青二歳

夜の河の青二歳のレビュー・感想・評価

夜の河(1956年製作の映画)
4.1
吉村公三郎初カラー。"ろうけつ染"の鮮やかな色味を映す大映カラー。京都染屋の娘山本富士子30歳。老父東野英治郎に負けぬ腕前。家のためか今まで縁談を退けてきた。美大生川崎敬三に想われたり小沢栄太郎に下心満載で狙われているが「うちの恋人は比叡山や」と嘯く。しかしてこの美女が恋に落ちた大学教授上原謙には妻子がいた。
いやぁ上原謙ったらゲス不倫。でもフィクションだから、そして何より…弩級のイケメンだから他人事として物語として観れる。不倫ものなので男女どちらに立つかで映画としての見応えが変わる。どちらの視点も楽しめば旨味も増します。上原謙をゲスで片付けるのも惜しいんですよ。妻の闘病に係る看病疲れと夫婦生活がもう少し語られれば。女側で見ると山本富士子が経済的自立に踏ん張るところがいい。

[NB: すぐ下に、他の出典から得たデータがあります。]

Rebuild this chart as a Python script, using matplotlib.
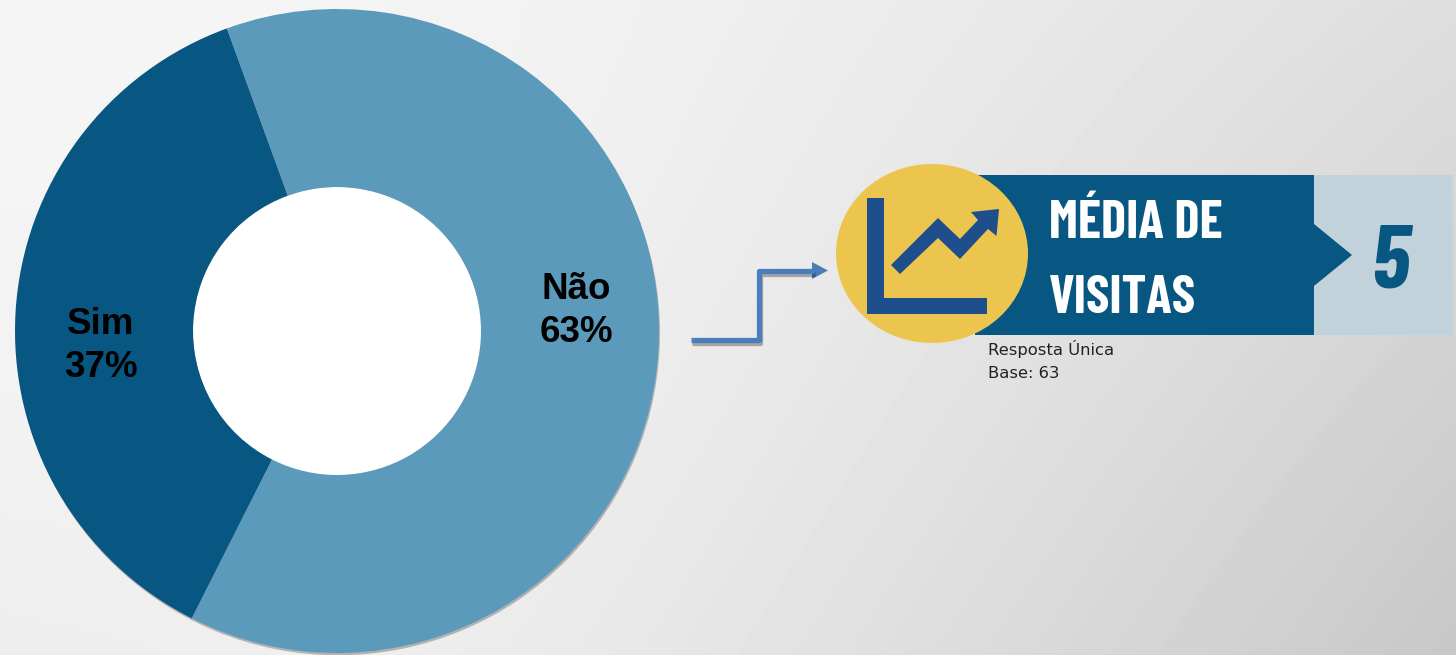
import numpy as np
import matplotlib
matplotlib.use('Agg')
import matplotlib.pyplot as plt
from matplotlib.patches import Ellipse, Polygon, Rectangle, Wedge, Circle
import matplotlib.patheffects as pe

W, H = 1456, 655

labels = ['Sim', 'Não']
values = [37, 63]
colors = ['#085782', '#5b9aba']
title_lines = ['MÉDIA DE', 'VISITAS']
media = '5'
notes = ['Resposta Única', 'Base: 63']

narrow = ['Barlow Condensed', 'Roboto Condensed', 'Saira SemiCondensed', 'Roboto']

fig = plt.figure(figsize=(W / 100, H / 100), dpi=100)

# fundo cinza
bg = fig.add_axes([0, 0, 1, 1], zorder=0)
yy, xx = np.mgrid[0:H, 0:W]
u = np.clip((xx - 300) / 1156.0, 0, 1) ** 1.3
bg.imshow(0.96 - (0.09 + 0.09 * yy / H) * u - 0.03 * (yy / H) ** 2 * (1 - xx / W), cmap='gray', vmin=0, vmax=1, aspect='auto')
bg.axis('off')

# rosca
cx, cy, r_out, r_in = 337, 331, 322, 144
m = 1.03
ax = fig.add_axes([(cx - r_out * m) / W, 1 - (cy + r_out * m) / H, 2 * r_out * m / W, 2 * r_out * m / H], zorder=1)
ax.add_patch(Wedge((0.003, -0.007), 1, 0, 360, width=1 - r_in / r_out, color='#000000', alpha=0.25, lw=0))
ax.add_patch(Circle((0, 0), r_in / r_out, color='white', lw=0))
ax.pie(values, colors=colors, startangle=110, radius=1, wedgeprops=dict(width=1 - r_in / r_out, lw=0))
ax.set_xlim(-m, m)
ax.set_ylim(-m, m)

# resto em pixels
ov = fig.add_axes([0, 0, 1, 1], zorder=2)
ov.set_xlim(0, W)
ov.set_ylim(H, 0)
ov.axis('off')

label_pos = [(101, 346), (576, 311)]
for lab, val, (x, y) in zip(labels, values, label_pos):
    ov.text(x, y, '%s\n%d%%' % (lab, val), ha='center', va='center', fontsize=26.5, fontweight='bold',
            family='Liberation Sans', color='black', linespacing=1.33)

# seta
shadow = [pe.SimpleLineShadow(offset=(1, -2), alpha=0.3, shadow_color='black'), pe.Normal()]
ov.plot([691, 759, 759, 814], [340, 340, 271, 271], color='#4a7ebb', lw=3.8,
        solid_joinstyle='round', solid_capstyle='butt', path_effects=shadow)
ov.add_patch(Polygon([(812, 262), (828, 270.5), (812, 279)], closed=True, fc='#4a7ebb', ec='none'))

# faixa
ov.add_patch(Rectangle((1314, 175), 139, 160, fc='#c1d2da', ec='none'))
ov.add_patch(Polygon([(975, 175), (1314, 175), (1314, 224), (1352, 255), (1314, 286), (1314, 335), (975, 335)],
                     closed=True, fc='#085782', ec='none'))
ov.add_patch(Ellipse((932, 253.5), 192, 179, fc='#ecc54e', ec='none'))

# icone
ov.add_patch(Polygon([(867, 198), (884, 198), (884, 298), (987, 298), (987, 314), (867, 314)],
                     closed=True, fc='#1f4e8c', ec='none'))
ov.add_patch(Polygon([(891, 265), (938, 218), (960, 239), (978, 220), (971, 212), (999, 209), (996.5, 236),
                      (988, 229), (960, 259), (938, 238), (900, 274)], closed=True, fc='#1f4e8c', ec='none'))

ov.text(1049, 238, title_lines[0], fontsize=38, fontweight='bold', family=narrow, color='white', ha='left', va='baseline')
ov.text(1049, 313, title_lines[1], fontsize=38, fontweight='bold', family=narrow, color='white', ha='left', va='baseline')
ov.text(1390, 287, media, fontsize=64, fontweight='bold', style='italic', family=narrow, color='#085782',
        ha='center', va='baseline')

ov.text(988, 355, notes[0], fontsize=11.8, family='DejaVu Sans', color='#222222', ha='left', va='baseline')
ov.text(988, 378, notes[1], fontsize=11.8, family='DejaVu Sans', color='#222222', ha='left', va='baseline')

fig.savefig('out.png', dpi=100)
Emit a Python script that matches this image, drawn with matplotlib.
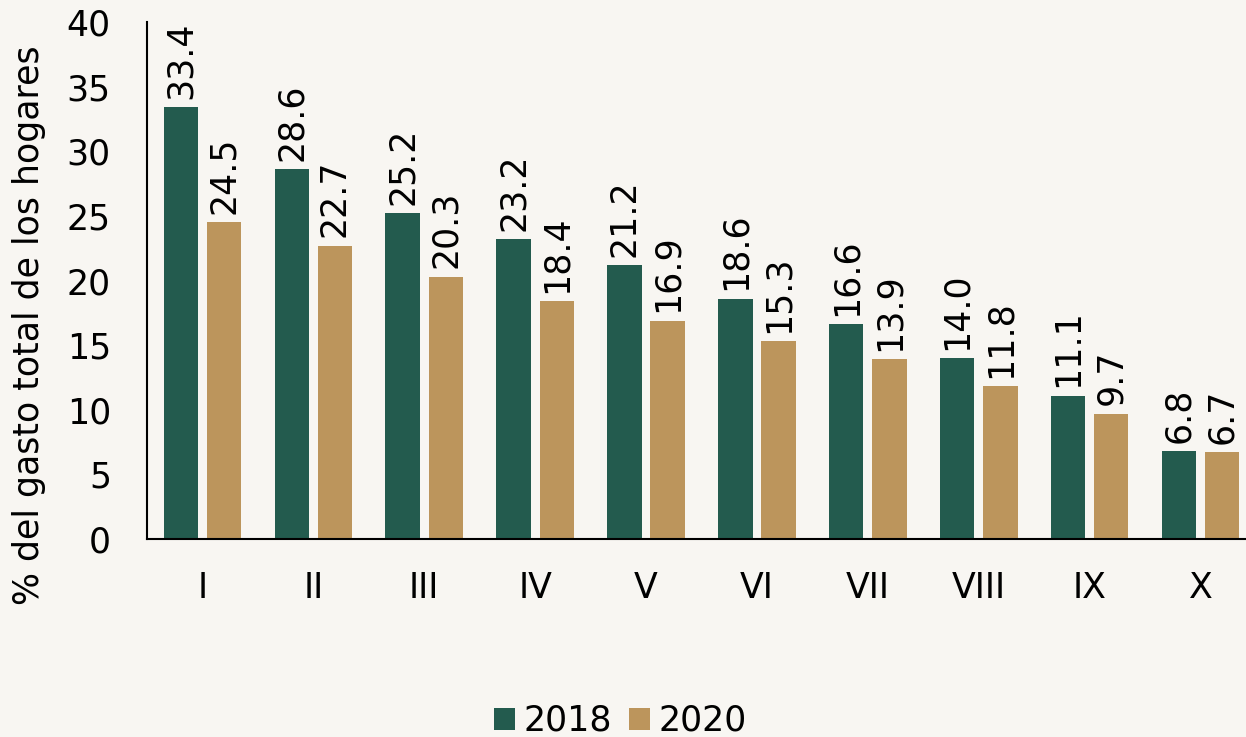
import matplotlib.pyplot as plt
import numpy as np

deciles = ["I", "II", "III", "IV", "V", "VI", "VII", "VIII", "IX", "X"]
gasto2018 = [33.4, 28.6, 25.2, 23.2, 21.2, 18.6, 16.6, 14.0, 11.1, 6.8]
gasto2020 = [24.5, 22.7, 20.3, 18.4, 16.9, 15.3, 13.9, 11.8, 9.7, 6.7]

colorVerde = "#235B4E"
colorOro = "#BC955C"
fondo = "#f8f6f2"

plt.rcParams["font.family"] = "DejaVu Sans"

fig = plt.figure(figsize=(12.46, 7.37), dpi=100, facecolor=fondo)
ax = fig.add_axes([0.118, 0.2687, 0.882, 0.7013])
ax.set_facecolor(fondo)

x = np.arange(len(deciles))
w = 0.31
b1 = ax.bar(x - 0.195, gasto2018, w, color=colorVerde, label="2018")
b2 = ax.bar(x + 0.195, gasto2020, w, color=colorOro, label="2020")

for bars, vals in ((b1, gasto2018), (b2, gasto2020)):
    for rect, v in zip(bars, vals):
        ax.annotate(f"{v:.1f}", (rect.get_x() + rect.get_width() / 2, v),
                    xytext=(0, 6), textcoords="offset points",
                    rotation=90, ha="center", va="bottom", fontsize=25)

ax.set_ylim(0, 40)
ax.set_xlim(-0.5, 9.41)
ax.set_yticks(range(0, 41, 5))
ax.set_xticks(x)
ax.set_xticklabels(deciles)
ax.tick_params(axis="both", length=0, labelsize=25)
ax.tick_params(axis="x", pad=23)
ax.tick_params(axis="y", pad=26)

for s in ("top", "right"):
    ax.spines[s].set_visible(False)
ax.spines["left"].set_linewidth(1.5)
ax.spines["bottom"].set_linewidth(1.5)

ax.set_ylabel("% del gasto total de los hogares", fontsize=25)
ax.yaxis.set_label_coords(-0.092, 0.414)

fig.legend(handles=[b1, b2], loc="center", bbox_to_anchor=(0.498, 0.022),
           ncol=2, frameon=False, fontsize=25, handlelength=0.6,
           handleheight=0.6, handletextpad=0.25, columnspacing=0.5)

fig.savefig("out.png", dpi=100, facecolor=fondo)
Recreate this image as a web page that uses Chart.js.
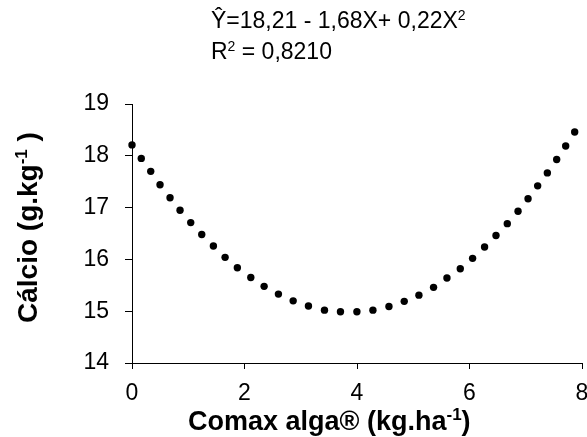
<!DOCTYPE html>
<html>
<head>
<meta charset="utf-8">
<script src="https://cdn.jsdelivr.net/npm/chart.js@4.4.1/dist/chart.umd.min.js"></script>
<style>
    html, body { margin: 0; padding: 0; background: #fff; }
    #wrap { width: 587px; height: 437px; position: relative; }
</style>
</head>
<body>
<div id="wrap"><canvas id="calcioChart"></canvas></div>
<script>
// pontos da linha de tendência
const doseX = [0, 0.165, 0.333, 0.498, 0.676, 0.854, 1.044, 1.240, 1.447, 1.655, 1.873, 2.112, 2.349, 2.603, 2.865, 3.137, 3.422, 3.706, 3.998, 4.283, 4.568, 4.840, 5.101, 5.361, 5.599, 5.836, 6.055, 6.268, 6.471, 6.672, 6.863, 7.041, 7.212, 7.384, 7.550, 7.710, 7.870];
const calcioY = [18.21, 17.95, 17.70, 17.44, 17.19, 16.95, 16.71, 16.48, 16.26, 16.04, 15.84, 15.65, 15.48, 15.33, 15.20, 15.10, 15.02, 14.99, 14.99, 15.02, 15.09, 15.19, 15.31, 15.46, 15.64, 15.82, 16.02, 16.24, 16.46, 16.69, 16.93, 17.17, 17.42, 17.67, 17.93, 18.19, 18.46];
const xTicks = [0, 2, 4, 6, 8];
const yTicks = [14, 15, 16, 17, 18, 19];
const equationLine1 = [['Ŷ=18,21 - 1,68X+ 0,22X', false], ['2', true]];
const equationLine2 = [['R', false], ['2', true], [' = 0,8210', false]];
const xTitle = [['Comax alga® (kg.ha', false], ['-1', true], [')', false]];
const yTitle = [['Cálcio (g.kg', false], ['-1', true], [' )', false]];

const FONT = '"Liberation Sans", Arial, sans-serif';

// desenha texto com sobrescrito, a partir de x (alinhado à esquerda)
function drawParts(ctx, parts, size, x, baseline, weight) {
    parts.forEach(([t, sup]) => {
        ctx.font = `${weight} ${sup ? Math.round(size * 0.62) : size}px ${FONT}`;
        ctx.fillText(t, x, sup ? baseline - size * 0.36 : baseline);
        x += ctx.measureText(t).width;
    });
}

const textPlugin = {
    id: 'textos',
    afterDraw(chart) {
        const ctx = chart.ctx;
        ctx.save();
        ctx.fillStyle = '#000';
        ctx.textAlign = 'left';
        ctx.textBaseline = 'alphabetic';

        // equação
        drawParts(ctx, equationLine1, 23, 211, 28, 'normal');
        drawParts(ctx, equationLine2, 23, 211, 59, 'normal');

        // títulos dos eixos
        drawParts(ctx, xTitle, 27, 188, 430, 'bold');
        ctx.translate(37, 323);
        ctx.rotate(-Math.PI / 2);
        drawParts(ctx, yTitle, 28, 0, 0, 'bold');
        ctx.restore();
    }
};

new Chart(document.getElementById('calcioChart'), {
    type: 'scatter',
    data: {
        datasets: [{
            data: doseX.map((x, i) => ({ x: x, y: calcioY[i] })),
            backgroundColor: '#000',
            borderColor: '#000',
            pointRadius: 3.7,
            pointHoverRadius: 3.7,
            borderWidth: 0,
            clip: false
        }]
    },
    options: {
        responsive: true,
        maintainAspectRatio: false,
        animation: false,
        layout: { padding: { left: 0, right: 5, top: 104, bottom: 0 } },
        plugins: { legend: { display: false }, tooltip: { enabled: false } },
        scales: {
            x: {
                type: 'linear',
                min: 0, max: 8,
                afterBuildTicks: s => { s.ticks = xTicks.map(v => ({ value: v })); },
                afterFit: s => { s.height = 74; s.paddingLeft = 0; s.paddingRight = 0; },
                grid: { drawOnChartArea: false, drawTicks: true, tickLength: 6, color: '#000' },
                border: { color: '#000', width: 1 },
                ticks: { color: '#000', padding: 11, font: { family: FONT, size: 23 } }
            },
            y: {
                min: 14, max: 19,
                afterBuildTicks: s => { s.ticks = yTicks.map(v => ({ value: v })); },
                afterFit: s => { s.width = 132; s.paddingTop = 0; s.paddingBottom = 0; },
                grid: { drawOnChartArea: false, drawTicks: true, tickLength: 7, color: '#000' },
                border: { color: '#000', width: 1 },
                ticks: { color: '#000', padding: 16, font: { family: FONT, size: 23 } }
            }
        }
    },
    plugins: [textPlugin]
});
</script>
</body>
</html>
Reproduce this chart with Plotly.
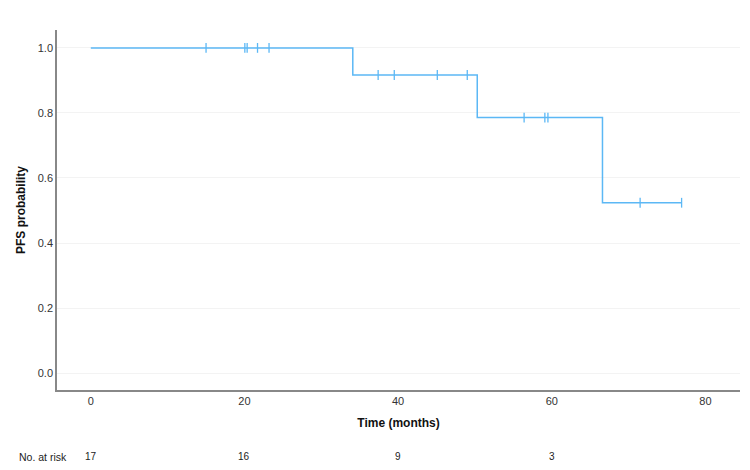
import plotly.graph_objects as go

# Kaplan-Meier step data
step_times = [0, 34.1, 34.1, 50.3, 50.3, 66.6, 66.6, 76.9]
step_surv = [1.0, 1.0, 0.9167, 0.9167, 0.7857, 0.7857, 0.5238, 0.5238]

# Censored observations
cens_times = [15.0, 20.05, 20.35, 21.7, 23.2, 37.4, 39.5, 45.1, 49.0, 56.4, 59.1, 59.5, 71.5, 76.9]
cens_surv = [1.0, 1.0, 1.0, 1.0, 1.0, 0.9167, 0.9167, 0.9167, 0.9167, 0.7857, 0.7857, 0.7857, 0.5238, 0.5238]

# Number at risk
risk_times = [0, 20, 40, 60]
risk_counts = [17, 16, 9, 3]

x_ticks = [0, 20, 40, 60, 80]
y_ticks = [0.0, 0.2, 0.4, 0.6, 0.8, 1.0]

color = "#5cb8f5"
fig = go.Figure()
fig.add_trace(go.Scatter(x=step_times, y=step_surv, mode="lines",
                         line=dict(color=color, width=1.5), showlegend=False))
fig.add_trace(go.Scatter(x=cens_times, y=cens_surv, mode="markers",
                         marker=dict(symbol="line-ns", size=7,
                                     line=dict(color=color, width=1.3)),
                         showlegend=False))

for t, n in zip(risk_times, risk_counts):
    fig.add_annotation(x=t, y=-0.186, xref="x", yref="paper", text=str(n),
                       showarrow=False, xanchor="center", yanchor="middle",
                       font=dict(size=10, color="#222"))
fig.add_annotation(x=-0.058, y=-0.186, xref="paper", yref="paper", text="No. at risk",
                   showarrow=False, xanchor="left", yanchor="middle",
                   font=dict(size=10.5, color="#222"))

fig.update_layout(
    width=750, height=470,
    margin=dict(l=57, r=10, t=30, b=80),
    paper_bgcolor="white", plot_bgcolor="white",
    font=dict(family="Liberation Sans, Arial, sans-serif", size=11, color="#333"),
    xaxis=dict(range=[-4.4, 84.5], tickvals=x_ticks, showgrid=False,
               showline=True, linecolor="#888", linewidth=1.5, zeroline=False,
               ticks="", tickfont=dict(size=11, color="#333"),
               title=dict(text="<b>Time (months)</b>", font=dict(size=12, color="#111"),
                          standoff=13)),
    yaxis=dict(range=[-0.052, 1.055], tickvals=y_ticks, tickformat=".1f",
               showgrid=True, gridcolor="#f3f3f3", gridwidth=1,
               showline=True, linecolor="#888", linewidth=1.5, zeroline=False,
               ticks="", tickfont=dict(size=11, color="#333"),
               title=dict(text="<b>PFS probability</b>", font=dict(size=12, color="#111"),
                          standoff=10)),
)

fig.write_html("out.html")
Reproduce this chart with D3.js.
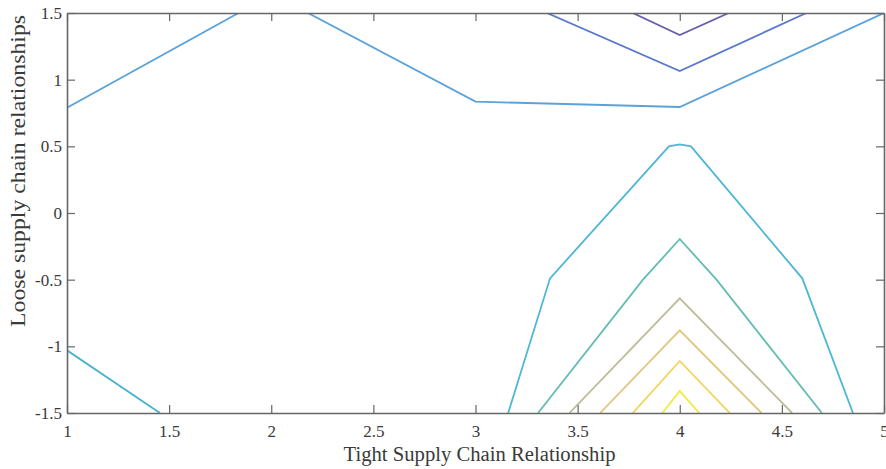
<!DOCTYPE html>
<meta charset="utf-8">
<script src="https://d3js.org/d3.v7.min.js"></script>
<style>
  body { margin: 0; background: #fff; }
  text { font-family: "Liberation Serif", "Times New Roman", serif; fill: #3a3a3a; }
</style>
<div id="chart"></div>
<script>
// axis ticks
const xTicks = [1, 1.5, 2, 2.5, 3, 3.5, 4, 4.5, 5];
const yTicks = [-1.5, -1, -0.5, 0, 0.5, 1, 1.5];

// contour lines, [x, y] in data units, lowest level first
const contourPurple = [[3.77, 1.5], [4, 1.335], [4.24, 1.5]];
const contourBlue = [[3.35, 1.5], [4, 1.065], [4.62, 1.5]];
const contourLightBlueA = [[1, 0.79], [1.84, 1.5]];
const contourLightBlueB = [[2.18, 1.5], [3, 0.835], [4, 0.795], [5, 1.5]];
const contourCyanA = [[1, -1.03], [1.455, -1.5]];
const contourCyanB = [[3.16, -1.5], [3.365, -0.49], [3.947, 0.5], [4, 0.515], [4.055, 0.5], [4.6, -0.49], [4.848, -1.5]];
const contourTeal = [[3.306, -1.5], [3.82, -0.5], [4, -0.195], [4.18, -0.5], [4.696, -1.5]];
const contourKhaki = [[3.46, -1.5], [4, -0.64], [4.55, -1.5]];
const contourTan = [[3.61, -1.5], [4, -0.88], [4.4, -1.5]];
const contourGold = [[3.77, -1.5], [4, -1.11], [4.245, -1.5]];
const contourYellow = [[3.915, -1.5], [4, -1.335], [4.095, -1.5]];

const contours = [
  {pts: contourPurple, color: "#6a5ea8"},
  {pts: contourBlue, color: "#5a78cc"},
  {pts: contourLightBlueA, color: "#5aa2da"},
  {pts: contourLightBlueB, color: "#5aa2da"},
  {pts: contourCyanA, color: "#48b2cc"},
  {pts: contourCyanB, color: "#4eb6d6"},
  {pts: contourTeal, color: "#62bdb2"},
  {pts: contourKhaki, color: "#bdbb98"},
  {pts: contourTan, color: "#e0c67e"},
  {pts: contourGold, color: "#f2d45a"},
  {pts: contourYellow, color: "#f2ea3c"}
];

const W = 886, H = 469;
const margin = {top: 13, right: 2, bottom: 56, left: 67};
const width = W - margin.left - margin.right,
      height = H - margin.top - margin.bottom;

const svg = d3.select("#chart").append("svg")
  .attr("width", W).attr("height", H);
const g = svg.append("g").attr("transform", `translate(${margin.left},${margin.top})`);

const x = d3.scaleLinear().domain([1, 5]).range([0, width]);
const y = d3.scaleLinear().domain([-1.5, 1.5]).range([height, 0]);

g.append("clipPath").attr("id", "clip")
  .append("rect").attr("width", width).attr("height", height);

// contour lines
const line = d3.line().x(d => x(d[0])).y(d => y(d[1]));
g.append("g").attr("clip-path", "url(#clip)")
  .selectAll("path").data(contours).join("path")
  .attr("d", d => line(d.pts))
  .attr("fill", "none")
  .attr("stroke", d => d.color)
  .attr("stroke-width", 1.8)
  .attr("stroke-linejoin", "miter");

// axes, MATLAB style: ticks inside on all four sides
const tickLen = 8;
const fmt = d => String(d);
const axColor = "#666";

const xb = g.append("g").attr("transform", `translate(0,${height})`)
  .call(d3.axisBottom(x).tickValues(xTicks).tickFormat(fmt).tickSizeInner(-tickLen).tickSizeOuter(0).tickPadding(12));
const xt = g.append("g")
  .call(d3.axisTop(x).tickValues(xTicks).tickFormat("").tickSizeInner(-tickLen).tickSizeOuter(0));
const yl = g.append("g")
  .call(d3.axisLeft(y).tickValues(yTicks).tickFormat(fmt).tickSizeInner(-tickLen).tickSizeOuter(0).tickPadding(5));
const yr = g.append("g").attr("transform", `translate(${width},0)`)
  .call(d3.axisRight(y).tickValues(yTicks).tickFormat("").tickSizeInner(-tickLen).tickSizeOuter(0));

[xb, xt, yl, yr].forEach(a => {
  a.selectAll("path.domain").attr("stroke", axColor).attr("stroke-width", 1.6);
  a.selectAll(".tick line").attr("stroke", axColor).attr("stroke-width", 1.2);
  a.selectAll(".tick text").attr("fill", "#3a3a3a")
    .style("font-family", '"Liberation Serif", serif').style("font-size", "17px");
});

// axis labels
g.append("text")
  .attr("x", width / 2 + 4).attr("y", height + 48)
  .attr("text-anchor", "middle")
  .attr("textLength", 272).attr("lengthAdjust", "spacingAndGlyphs")
  .style("font-size", "20.5px")
  .text("Tight Supply Chain Relationship");

g.append("text")
  .attr("transform", `translate(${-42},${158}) rotate(-90)`)
  .attr("text-anchor", "middle")
  .attr("textLength", 312).attr("lengthAdjust", "spacingAndGlyphs")
  .style("font-size", "21px")
  .text("Loose supply chain relationships");
</script>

すけべオヤジ小沢栄太郎も三枚目がいい役どころだけど、その野暮天ぶりといい対比の同業者に山茶花究。彼の関西言葉ってなんて粋でかわいいんだ。そして東野英治郎…これまた本当に居そうです、町工場の職人爺さま。

鴨川の川床での宴会(小沢栄太郎がぶち壊す)がまぁ洒落てる。夏着物いいなぁ。女染色師の物語だけあって相変わらず大映の着物はいい。色の出し方について…はまぁ大映らしい濃さなんだけど、ちょっとやり過ぎで可笑しい。吉村公三郎班のウキウキが伝わってくるような。特に赤はやり過ぎ。またそれがいいんだけど。ラストでろうけつ染の赤とメーデーの赤旗までやられちゃうと笑うほかない。
そしてカリエス。明治の文学的病といえば結核、昭和はカリエス登場率高し。